December 13th, 2013
09:30 AM ET

Call Jesus (or Santa) white? Expect a big fight

Opinion by Edward J. Blum, special to CNN

(CNN) - Fox News anchor Megyn Kelly sparked outrage this week by insisting that Jesus and Santa Claus are both white, saying it's "ridiculous" to argue that depicting Christ and St. Nick as Caucasian is "racist."

"And by the way, for all you kids watching at home, Santa just is white," Kelly said, "but this person is arguing that we should also have a black Santa."

Kelly was responding to an article in Slate that said St. Nick needs a makeover from fat, old white guy to something less "melanin-deficient."

The Fox News host would have none of it.

"Just because it makes you feel uncomfortable doesn't mean it has to change," Kelly said. "Jesus was a white man, too. It's like we have, he's a historical figure; that's a verifiable fact. As is Santa, I just want kids to know that. How do you revise it in the middle of the legacy, in the story, and change Santa from white to black?"

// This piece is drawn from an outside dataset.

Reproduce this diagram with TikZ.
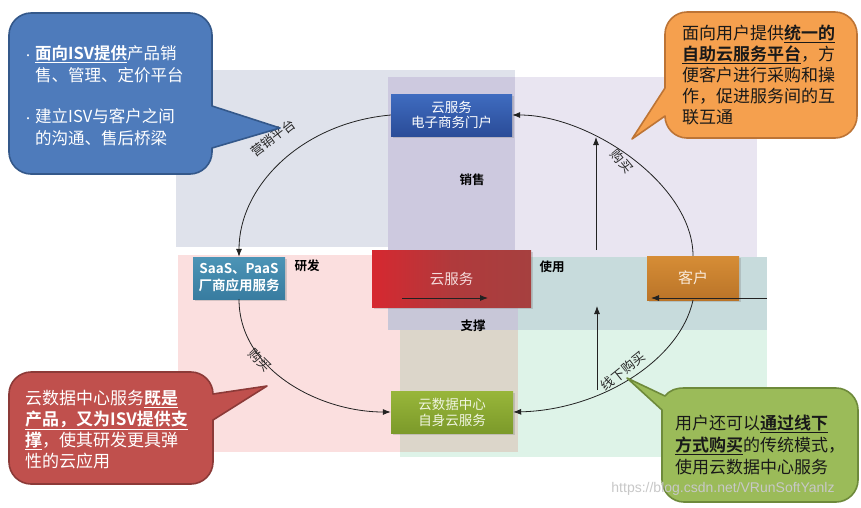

Arguing about St. Nick, who was originally Greek before Currier & Ives got their hands on him, is one thing. But as for Jesus, people have been arguing about his skin color since the earliest days of American history. You might even call it an American tradition.

What's new about this latest brouhaha is how swiftly Kelly’s remarks were attacked. Thousands of people have rebuked her through blogs, articles, Twitter posts and Facebook updates.

Comedian Jon Stewart accused Kelly of "going full Christmas nog."

“And who are you actually talking to?" Stewart said on "The Daily Show." "Children who are sophisticated enough to be watching a news channel at 10 o’clock at night, yet innocent enough to still believe Santa Claus is real — yet racist enough to be freaked out if he isn’t white?”

It seems that now, if you want to call Christ — or even Santa — white, you should expect a fierce fight.

The immediate and widespread rebuttal showcases how much America has changed over the past few decades. The nation not only has a black president, but also has refused to endorse the Christian savior as white.

Since the earliest days of America, Jesus was thought of as a white man.

When white Protestant missionaries brought Bibles and whitened images of Jesus to Native Americans, at least a few mocked what they saw.

Taking the imagery seriously, the Shawnee warrior Tecumseh asked future President William Henry Harrison, “How can we have confidence in the white people? When Jesus Christ came upon the earth you kill’d and nail’d him on a cross.”

It was not until around 1900 that a group of white Americans explicitly claimed Jesus was white.

Concerned that large numbers of immigrants from southern and eastern Europe, especially Jewish immigrants, were “polluting” the nation, anti-immigrant spokesmen like attorney Madison Grant asserted the whiteness of Jesus to justify calls for exclusionary legislation.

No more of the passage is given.